GOAL OF THE EXERCISE.
Write out each line that follows exactly as it stands, without the pictures.

DATA EXTRACT.
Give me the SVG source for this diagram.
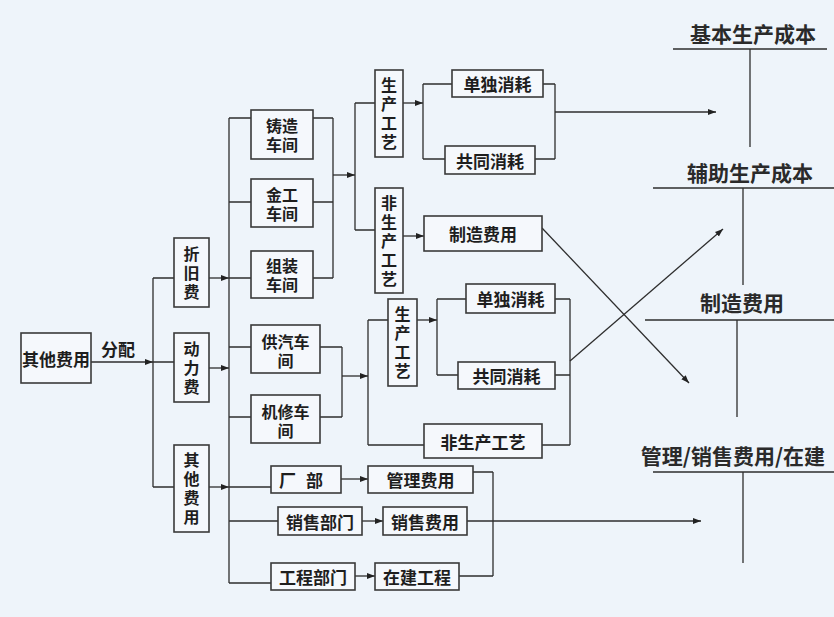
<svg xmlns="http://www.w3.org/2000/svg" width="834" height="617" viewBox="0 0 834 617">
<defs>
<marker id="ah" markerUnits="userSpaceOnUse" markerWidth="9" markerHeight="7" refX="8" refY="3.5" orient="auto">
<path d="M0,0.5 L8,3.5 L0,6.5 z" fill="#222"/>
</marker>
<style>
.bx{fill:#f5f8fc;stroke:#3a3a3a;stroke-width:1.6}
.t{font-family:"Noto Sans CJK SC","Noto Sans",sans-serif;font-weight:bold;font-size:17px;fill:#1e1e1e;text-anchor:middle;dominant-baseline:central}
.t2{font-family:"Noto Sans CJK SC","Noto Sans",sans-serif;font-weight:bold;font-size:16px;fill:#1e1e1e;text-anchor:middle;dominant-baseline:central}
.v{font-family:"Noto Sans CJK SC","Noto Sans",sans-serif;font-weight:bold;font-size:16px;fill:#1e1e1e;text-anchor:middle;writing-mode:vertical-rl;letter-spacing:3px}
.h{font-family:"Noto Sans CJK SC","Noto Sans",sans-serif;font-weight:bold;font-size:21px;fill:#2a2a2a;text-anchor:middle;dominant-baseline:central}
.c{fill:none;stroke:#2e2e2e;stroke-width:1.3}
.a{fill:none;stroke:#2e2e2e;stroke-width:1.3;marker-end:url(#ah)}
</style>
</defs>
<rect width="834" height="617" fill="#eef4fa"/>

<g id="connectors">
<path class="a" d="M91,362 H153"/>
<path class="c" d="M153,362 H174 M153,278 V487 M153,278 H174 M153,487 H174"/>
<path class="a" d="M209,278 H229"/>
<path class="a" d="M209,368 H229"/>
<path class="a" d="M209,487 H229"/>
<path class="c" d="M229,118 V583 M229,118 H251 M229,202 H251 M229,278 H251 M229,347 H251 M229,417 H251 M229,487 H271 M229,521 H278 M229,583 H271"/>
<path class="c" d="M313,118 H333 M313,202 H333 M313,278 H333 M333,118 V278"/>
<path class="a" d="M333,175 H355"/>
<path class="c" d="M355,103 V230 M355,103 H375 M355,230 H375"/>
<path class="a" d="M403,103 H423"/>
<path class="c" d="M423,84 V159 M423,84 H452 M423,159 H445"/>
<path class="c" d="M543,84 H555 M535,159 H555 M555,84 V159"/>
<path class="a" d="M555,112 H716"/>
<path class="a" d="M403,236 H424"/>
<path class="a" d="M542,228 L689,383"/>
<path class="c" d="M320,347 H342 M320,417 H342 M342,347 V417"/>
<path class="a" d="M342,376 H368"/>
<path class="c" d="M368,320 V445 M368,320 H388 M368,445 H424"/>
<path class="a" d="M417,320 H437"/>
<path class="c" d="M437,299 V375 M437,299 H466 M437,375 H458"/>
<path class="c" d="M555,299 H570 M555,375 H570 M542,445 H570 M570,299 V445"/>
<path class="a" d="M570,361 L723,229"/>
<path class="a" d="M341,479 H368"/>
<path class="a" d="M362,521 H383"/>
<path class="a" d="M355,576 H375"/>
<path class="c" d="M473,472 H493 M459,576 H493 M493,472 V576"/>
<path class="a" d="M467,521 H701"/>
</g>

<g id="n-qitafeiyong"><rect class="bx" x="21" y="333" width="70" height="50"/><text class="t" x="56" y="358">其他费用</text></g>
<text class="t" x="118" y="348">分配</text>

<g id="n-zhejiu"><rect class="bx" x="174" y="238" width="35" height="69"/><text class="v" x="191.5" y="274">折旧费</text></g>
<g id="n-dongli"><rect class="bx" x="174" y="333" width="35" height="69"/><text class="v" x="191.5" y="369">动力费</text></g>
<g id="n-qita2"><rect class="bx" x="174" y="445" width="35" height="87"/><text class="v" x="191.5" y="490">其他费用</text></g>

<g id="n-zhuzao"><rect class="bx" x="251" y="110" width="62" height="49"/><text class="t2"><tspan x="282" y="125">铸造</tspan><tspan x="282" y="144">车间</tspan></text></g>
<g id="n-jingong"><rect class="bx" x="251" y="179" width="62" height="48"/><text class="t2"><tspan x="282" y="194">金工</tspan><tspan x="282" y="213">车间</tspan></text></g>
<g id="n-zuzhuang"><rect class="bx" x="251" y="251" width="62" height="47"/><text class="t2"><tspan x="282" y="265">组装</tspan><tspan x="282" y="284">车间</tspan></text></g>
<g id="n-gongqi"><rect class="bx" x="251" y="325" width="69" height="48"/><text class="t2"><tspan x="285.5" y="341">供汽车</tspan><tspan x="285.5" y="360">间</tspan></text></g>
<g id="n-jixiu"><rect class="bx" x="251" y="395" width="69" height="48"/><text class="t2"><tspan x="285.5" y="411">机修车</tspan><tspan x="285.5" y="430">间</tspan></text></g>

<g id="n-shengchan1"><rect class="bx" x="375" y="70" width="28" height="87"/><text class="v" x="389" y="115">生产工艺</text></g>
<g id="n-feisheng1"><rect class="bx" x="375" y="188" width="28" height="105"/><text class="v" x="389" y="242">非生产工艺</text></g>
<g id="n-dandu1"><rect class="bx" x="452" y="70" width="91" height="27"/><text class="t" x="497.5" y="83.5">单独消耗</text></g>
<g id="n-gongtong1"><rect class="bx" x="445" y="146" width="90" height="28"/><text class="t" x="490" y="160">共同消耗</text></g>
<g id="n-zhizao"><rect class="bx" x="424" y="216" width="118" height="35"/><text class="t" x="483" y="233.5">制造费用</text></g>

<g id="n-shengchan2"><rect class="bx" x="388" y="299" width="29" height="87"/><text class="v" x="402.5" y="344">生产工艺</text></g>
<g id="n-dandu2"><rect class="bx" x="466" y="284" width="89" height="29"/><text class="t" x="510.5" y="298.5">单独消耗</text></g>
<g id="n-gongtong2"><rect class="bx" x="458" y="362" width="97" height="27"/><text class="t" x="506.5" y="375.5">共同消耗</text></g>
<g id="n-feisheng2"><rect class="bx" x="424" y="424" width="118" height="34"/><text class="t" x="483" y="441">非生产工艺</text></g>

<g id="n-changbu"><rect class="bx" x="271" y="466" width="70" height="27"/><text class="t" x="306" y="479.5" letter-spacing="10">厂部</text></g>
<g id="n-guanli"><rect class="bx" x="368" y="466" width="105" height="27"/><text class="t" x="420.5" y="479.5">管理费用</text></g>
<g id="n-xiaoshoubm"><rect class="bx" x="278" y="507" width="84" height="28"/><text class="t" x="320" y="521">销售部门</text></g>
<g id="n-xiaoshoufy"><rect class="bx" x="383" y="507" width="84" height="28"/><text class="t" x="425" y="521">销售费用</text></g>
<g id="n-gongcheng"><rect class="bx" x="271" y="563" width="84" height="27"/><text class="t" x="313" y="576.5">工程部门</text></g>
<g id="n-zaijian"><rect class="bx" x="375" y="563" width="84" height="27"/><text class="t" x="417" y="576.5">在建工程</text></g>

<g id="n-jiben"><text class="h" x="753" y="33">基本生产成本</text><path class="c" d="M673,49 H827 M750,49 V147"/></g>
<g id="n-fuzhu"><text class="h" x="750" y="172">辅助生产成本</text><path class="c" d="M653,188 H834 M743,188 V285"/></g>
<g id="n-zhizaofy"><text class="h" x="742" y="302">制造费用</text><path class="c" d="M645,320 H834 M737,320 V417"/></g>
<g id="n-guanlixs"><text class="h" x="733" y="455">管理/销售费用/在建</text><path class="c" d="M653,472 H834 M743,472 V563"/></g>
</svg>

WORKED SOLUTION.
Give me the SVG source for this diagram.
<svg xmlns="http://www.w3.org/2000/svg" width="834" height="617" viewBox="0 0 834 617">
<defs>
<marker id="ah" markerUnits="userSpaceOnUse" markerWidth="9" markerHeight="7" refX="8" refY="3.5" orient="auto">
<path d="M0,0.5 L8,3.5 L0,6.5 z" fill="#222"/>
</marker>
<style>
.bx{fill:#f5f8fc;stroke:#3a3a3a;stroke-width:1.6}
.t{font-family:"Noto Sans CJK SC","Noto Sans",sans-serif;font-weight:bold;font-size:17px;fill:#1e1e1e;text-anchor:middle;dominant-baseline:central}
.t2{font-family:"Noto Sans CJK SC","Noto Sans",sans-serif;font-weight:bold;font-size:16px;fill:#1e1e1e;text-anchor:middle;dominant-baseline:central}
.v{font-family:"Noto Sans CJK SC","Noto Sans",sans-serif;font-weight:bold;font-size:16px;fill:#1e1e1e;text-anchor:middle;writing-mode:vertical-rl;letter-spacing:3px}
.h{font-family:"Noto Sans CJK SC","Noto Sans",sans-serif;font-weight:bold;font-size:21px;fill:#2a2a2a;text-anchor:middle;dominant-baseline:central}
.c{fill:none;stroke:#2e2e2e;stroke-width:1.3}
.a{fill:none;stroke:#2e2e2e;stroke-width:1.3;marker-end:url(#ah)}
</style>
</defs>
<rect width="834" height="617" fill="#eef4fa"/>

<g id="connectors">
<path class="a" d="M91,362 H153"/>
<path class="c" d="M153,362 H174 M153,278 V487 M153,278 H174 M153,487 H174"/>
<path class="a" d="M209,278 H229"/>
<path class="a" d="M209,368 H229"/>
<path class="a" d="M209,487 H229"/>
<path class="c" d="M229,118 V583 M229,118 H251 M229,202 H251 M229,278 H251 M229,347 H251 M229,417 H251 M229,487 H271 M229,521 H278 M229,583 H271"/>
<path class="c" d="M313,118 H333 M313,202 H333 M313,278 H333 M333,118 V278"/>
<path class="a" d="M333,175 H355"/>
<path class="c" d="M355,103 V230 M355,103 H375 M355,230 H375"/>
<path class="a" d="M403,103 H423"/>
<path class="c" d="M423,84 V159 M423,84 H452 M423,159 H445"/>
<path class="c" d="M543,84 H555 M535,159 H555 M555,84 V159"/>
<path class="a" d="M555,112 H716"/>
<path class="a" d="M403,236 H424"/>
<path class="a" d="M542,228 L689,383"/>
<path class="c" d="M320,347 H342 M320,417 H342 M342,347 V417"/>
<path class="a" d="M342,376 H368"/>
<path class="c" d="M368,320 V445 M368,320 H388 M368,445 H424"/>
<path class="a" d="M417,320 H437"/>
<path class="c" d="M437,299 V375 M437,299 H466 M437,375 H458"/>
<path class="c" d="M555,299 H570 M555,375 H570 M542,445 H570 M570,299 V445"/>
<path class="a" d="M570,361 L723,229"/>
<path class="a" d="M341,479 H368"/>
<path class="a" d="M362,521 H383"/>
<path class="a" d="M355,576 H375"/>
<path class="c" d="M473,472 H493 M459,576 H493 M493,472 V576"/>
<path class="a" d="M467,521 H701"/>
</g>

<g id="n-qitafeiyong"><rect class="bx" x="21" y="333" width="70" height="50"/><text class="t" x="56" y="358">其他费用</text></g>
<text class="t" x="118" y="348">分配</text>

<g id="n-zhejiu"><rect class="bx" x="174" y="238" width="35" height="69"/><text class="v" x="191.5" y="274">折旧费</text></g>
<g id="n-dongli"><rect class="bx" x="174" y="333" width="35" height="69"/><text class="v" x="191.5" y="369">动力费</text></g>
<g id="n-qita2"><rect class="bx" x="174" y="445" width="35" height="87"/><text class="v" x="191.5" y="490">其他费用</text></g>

<g id="n-zhuzao"><rect class="bx" x="251" y="110" width="62" height="49"/><text class="t2"><tspan x="282" y="125">铸造</tspan><tspan x="282" y="144">车间</tspan></text></g>
<g id="n-jingong"><rect class="bx" x="251" y="179" width="62" height="48"/><text class="t2"><tspan x="282" y="194">金工</tspan><tspan x="282" y="213">车间</tspan></text></g>
<g id="n-zuzhuang"><rect class="bx" x="251" y="251" width="62" height="47"/><text class="t2"><tspan x="282" y="265">组装</tspan><tspan x="282" y="284">车间</tspan></text></g>
<g id="n-gongqi"><rect class="bx" x="251" y="325" width="69" height="48"/><text class="t2"><tspan x="285.5" y="341">供汽车</tspan><tspan x="285.5" y="360">间</tspan></text></g>
<g id="n-jixiu"><rect class="bx" x="251" y="395" width="69" height="48"/><text class="t2"><tspan x="285.5" y="411">机修车</tspan><tspan x="285.5" y="430">间</tspan></text></g>

<g id="n-shengchan1"><rect class="bx" x="375" y="70" width="28" height="87"/><text class="v" x="389" y="115">生产工艺</text></g>
<g id="n-feisheng1"><rect class="bx" x="375" y="188" width="28" height="105"/><text class="v" x="389" y="242">非生产工艺</text></g>
<g id="n-dandu1"><rect class="bx" x="452" y="70" width="91" height="27"/><text class="t" x="497.5" y="83.5">单独消耗</text></g>
<g id="n-gongtong1"><rect class="bx" x="445" y="146" width="90" height="28"/><text class="t" x="490" y="160">共同消耗</text></g>
<g id="n-zhizao"><rect class="bx" x="424" y="216" width="118" height="35"/><text class="t" x="483" y="233.5">制造费用</text></g>

<g id="n-shengchan2"><rect class="bx" x="388" y="299" width="29" height="87"/><text class="v" x="402.5" y="344">生产工艺</text></g>
<g id="n-dandu2"><rect class="bx" x="466" y="284" width="89" height="29"/><text class="t" x="510.5" y="298.5">单独消耗</text></g>
<g id="n-gongtong2"><rect class="bx" x="458" y="362" width="97" height="27"/><text class="t" x="506.5" y="375.5">共同消耗</text></g>
<g id="n-feisheng2"><rect class="bx" x="424" y="424" width="118" height="34"/><text class="t" x="483" y="441">非生产工艺</text></g>

<g id="n-changbu"><rect class="bx" x="271" y="466" width="70" height="27"/><text class="t" x="306" y="479.5" letter-spacing="10">厂部</text></g>
<g id="n-guanli"><rect class="bx" x="368" y="466" width="105" height="27"/><text class="t" x="420.5" y="479.5">管理费用</text></g>
<g id="n-xiaoshoubm"><rect class="bx" x="278" y="507" width="84" height="28"/><text class="t" x="320" y="521">销售部门</text></g>
<g id="n-xiaoshoufy"><rect class="bx" x="383" y="507" width="84" height="28"/><text class="t" x="425" y="521">销售费用</text></g>
<g id="n-gongcheng"><rect class="bx" x="271" y="563" width="84" height="27"/><text class="t" x="313" y="576.5">工程部门</text></g>
<g id="n-zaijian"><rect class="bx" x="375" y="563" width="84" height="27"/><text class="t" x="417" y="576.5">在建工程</text></g>

<g id="n-jiben"><text class="h" x="753" y="33">基本生产成本</text><path class="c" d="M673,49 H827 M750,49 V147"/></g>
<g id="n-fuzhu"><text class="h" x="750" y="172">辅助生产成本</text><path class="c" d="M653,188 H834 M743,188 V285"/></g>
<g id="n-zhizaofy"><text class="h" x="742" y="302">制造费用</text><path class="c" d="M645,320 H834 M737,320 V417"/></g>
<g id="n-guanlixs"><text class="h" x="733" y="455">管理/销售费用/在建</text><path class="c" d="M653,472 H834 M743,472 V563"/></g>
</svg>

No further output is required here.